Aim ::
Leave out the pictures; transcribe all else exactly.

-- Begin --

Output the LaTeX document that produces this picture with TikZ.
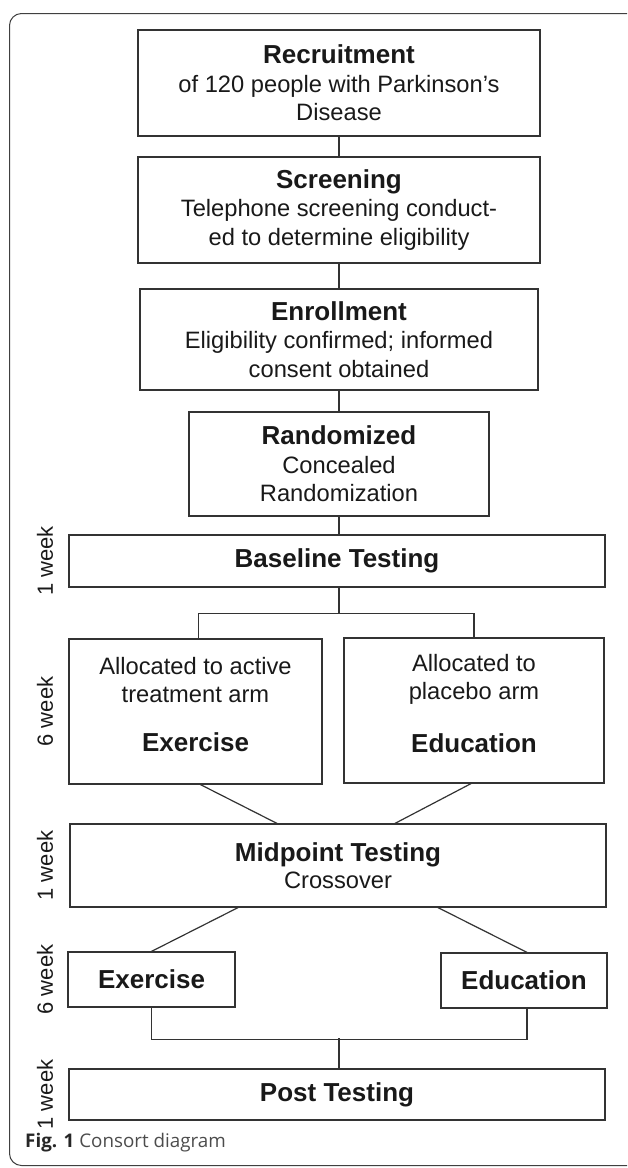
\documentclass[tikz,border=0pt]{standalone}
\usepackage{fontspec}
\setmainfont{Liberation Sans}
\newfontfamily\capfont{Open Sans}
\usetikzlibrary{calc}
\definecolor{boxgray}{HTML}{333333}
\newcommand\boxhead[1]{{\fontsize{26}{28.5}\selectfont\bfseries #1}}
\begin{document}
\begin{tikzpicture}[x=1pt,y=-1pt,
		box/.style={draw=boxgray,line width=1.2pt,align=center,inner sep=0pt,text=black!90,
			font=\fontsize{23.7}{28.5}\selectfont},
		link/.style={draw=boxgray,line width=1.2pt},
		wk/.style={rotate=90,inner sep=0pt,text=black!90,font=\fontsize{22}{22}\selectfont}]
		\useasboundingbox (0,0) rectangle (627,1168);
		\clip (0,0) rectangle (627,1168);
		\draw[line width=1pt,draw=black!75,rounded corners=12pt] (9.5,13.5) rectangle (640,1165.5);
		% upper chain
		\node[box,minimum width=402pt,minimum height=106pt] (recruit) at (339,83)
			{\boxhead{Recruitment}\\of 120 people with Parkinson’s\\Disease};
		\node[box,minimum width=402pt,minimum height=106pt] (screen) at (339,210)
			{\boxhead{Screening}\\Telephone screening conduct-\\ed to determine eligibility};
		\node[box,minimum width=398pt,minimum height=101pt] (enroll) at (339,339.5)
			{\boxhead{Enrollment}\\Eligibility confirmed; informed\\consent obtained};
		\node[box,minimum width=300pt,minimum height=104pt] (random) at (339,464)
			{\boxhead{Randomized}\\Concealed\\Randomization};
		\node[box,minimum width=536pt,minimum height=52pt] (base) at (337,561) {\boxhead{Baseline Testing}};
		% first period
		\node[box,minimum width=253pt,minimum height=145pt] (exer1) at (195.5,711.5)
			{Allocated to active\\treatment arm\\[20pt]\boxhead{Exercise}\\[-14pt]\mbox{}};
		\node[box,minimum width=260pt,minimum height=145pt] (edu1) at (474,710.5)
			{Allocated to\\placebo arm\\[24pt]\boxhead{Education}\\[-14pt]\mbox{}};
		\node[box,minimum width=536pt,minimum height=83pt] (mid) at (338,865.5)
			{\boxhead{Midpoint Testing}\\[-2pt]Crossover};
		% second period
		\node[box,minimum width=167pt,minimum height=55pt] (exer2) at (151.5,979.5) {\boxhead{Exercise}};
		\node[box,minimum width=166pt,minimum height=55pt] (edu2) at (524,980.5) {\boxhead{Education}};
		\node[box,minimum width=536pt,minimum height=51pt] (post) at (337,1094.5) {\boxhead{Post Testing}};
		% time labels
		\coordinate (wkx) at (45,0);
		\node[wk] (wk1) at (base -| wkx) {1 week};
		\node[wk] (wk2) at (exer1 -| wkx) {6 week};
		\node[wk] (wk3) at (mid -| wkx) {1 week};
		\node[wk] (wk4) at (exer2 -| wkx) {6 week};
		\node[wk] (wk5) at (post -| wkx) {1 week};
		% connectors
		\draw[link] (recruit) -- (screen);
		\draw[link] (screen) -- (enroll);
		\draw[link] (enroll) -- (random);
		\draw[link] (random) -- (random |- base.north);
		\draw[link] (base.south -| random) -- ++(0,26) coordinate (split);
		\draw[link] (split) -| ($(exer1.north)+(3,0)$);
		\draw[link] (split) -| (edu1.north);
		\draw[link] ($(exer1.south)+(5,0)$) -- ($(mid.north)+(-61,0)$);
		\draw[link] ($(edu1.south)+(-3,0)$) -- ($(mid.north)+(57,0)$);
		\draw[link] ($(mid.south)+(-100,0)$) -- (exer2.north);
		\draw[link] ($(mid.south)+(100,0)$) -- ($(edu2.north)+(3,0)$);
		\draw[link] (exer2.south) -- ++(0,32) -| ($(edu2.south)+(3,0)$);
		\draw[link] (post.north -| random) -- ++(0,-30);
		% caption
		\node[anchor=base west,inner sep=0pt,text=black!85,font=\capfont\fontsize{18.8}{18.8}\selectfont] (cap)
			at (25,1147) {\textbf{Fig. 1} {\color{black!70}Consort diagram}};
\end{tikzpicture}
\end{document}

-- End --

Complete answer ::
Output the LaTeX document that produces this picture with TikZ.
\documentclass[tikz,border=0pt]{standalone}
\usepackage{fontspec}
\setmainfont{Liberation Sans}
\newfontfamily\capfont{Open Sans}
\usetikzlibrary{calc}
\definecolor{boxgray}{HTML}{333333}
\newcommand\boxhead[1]{{\fontsize{26}{28.5}\selectfont\bfseries #1}}
\begin{document}
\begin{tikzpicture}[x=1pt,y=-1pt,
		box/.style={draw=boxgray,line width=1.2pt,align=center,inner sep=0pt,text=black!90,
			font=\fontsize{23.7}{28.5}\selectfont},
		link/.style={draw=boxgray,line width=1.2pt},
		wk/.style={rotate=90,inner sep=0pt,text=black!90,font=\fontsize{22}{22}\selectfont}]
		\useasboundingbox (0,0) rectangle (627,1168);
		\clip (0,0) rectangle (627,1168);
		\draw[line width=1pt,draw=black!75,rounded corners=12pt] (9.5,13.5) rectangle (640,1165.5);
		% upper chain
		\node[box,minimum width=402pt,minimum height=106pt] (recruit) at (339,83)
			{\boxhead{Recruitment}\\of 120 people with Parkinson’s\\Disease};
		\node[box,minimum width=402pt,minimum height=106pt] (screen) at (339,210)
			{\boxhead{Screening}\\Telephone screening conduct-\\ed to determine eligibility};
		\node[box,minimum width=398pt,minimum height=101pt] (enroll) at (339,339.5)
			{\boxhead{Enrollment}\\Eligibility confirmed; informed\\consent obtained};
		\node[box,minimum width=300pt,minimum height=104pt] (random) at (339,464)
			{\boxhead{Randomized}\\Concealed\\Randomization};
		\node[box,minimum width=536pt,minimum height=52pt] (base) at (337,561) {\boxhead{Baseline Testing}};
		% first period
		\node[box,minimum width=253pt,minimum height=145pt] (exer1) at (195.5,711.5)
			{Allocated to active\\treatment arm\\[20pt]\boxhead{Exercise}\\[-14pt]\mbox{}};
		\node[box,minimum width=260pt,minimum height=145pt] (edu1) at (474,710.5)
			{Allocated to\\placebo arm\\[24pt]\boxhead{Education}\\[-14pt]\mbox{}};
		\node[box,minimum width=536pt,minimum height=83pt] (mid) at (338,865.5)
			{\boxhead{Midpoint Testing}\\[-2pt]Crossover};
		% second period
		\node[box,minimum width=167pt,minimum height=55pt] (exer2) at (151.5,979.5) {\boxhead{Exercise}};
		\node[box,minimum width=166pt,minimum height=55pt] (edu2) at (524,980.5) {\boxhead{Education}};
		\node[box,minimum width=536pt,minimum height=51pt] (post) at (337,1094.5) {\boxhead{Post Testing}};
		% time labels
		\coordinate (wkx) at (45,0);
		\node[wk] (wk1) at (base -| wkx) {1 week};
		\node[wk] (wk2) at (exer1 -| wkx) {6 week};
		\node[wk] (wk3) at (mid -| wkx) {1 week};
		\node[wk] (wk4) at (exer2 -| wkx) {6 week};
		\node[wk] (wk5) at (post -| wkx) {1 week};
		% connectors
		\draw[link] (recruit) -- (screen);
		\draw[link] (screen) -- (enroll);
		\draw[link] (enroll) -- (random);
		\draw[link] (random) -- (random |- base.north);
		\draw[link] (base.south -| random) -- ++(0,26) coordinate (split);
		\draw[link] (split) -| ($(exer1.north)+(3,0)$);
		\draw[link] (split) -| (edu1.north);
		\draw[link] ($(exer1.south)+(5,0)$) -- ($(mid.north)+(-61,0)$);
		\draw[link] ($(edu1.south)+(-3,0)$) -- ($(mid.north)+(57,0)$);
		\draw[link] ($(mid.south)+(-100,0)$) -- (exer2.north);
		\draw[link] ($(mid.south)+(100,0)$) -- ($(edu2.north)+(3,0)$);
		\draw[link] (exer2.south) -- ++(0,32) -| ($(edu2.south)+(3,0)$);
		\draw[link] (post.north -| random) -- ++(0,-30);
		% caption
		\node[anchor=base west,inner sep=0pt,text=black!85,font=\capfont\fontsize{18.8}{18.8}\selectfont] (cap)
			at (25,1147) {\textbf{Fig. 1} {\color{black!70}Consort diagram}};
\end{tikzpicture}
\end{document}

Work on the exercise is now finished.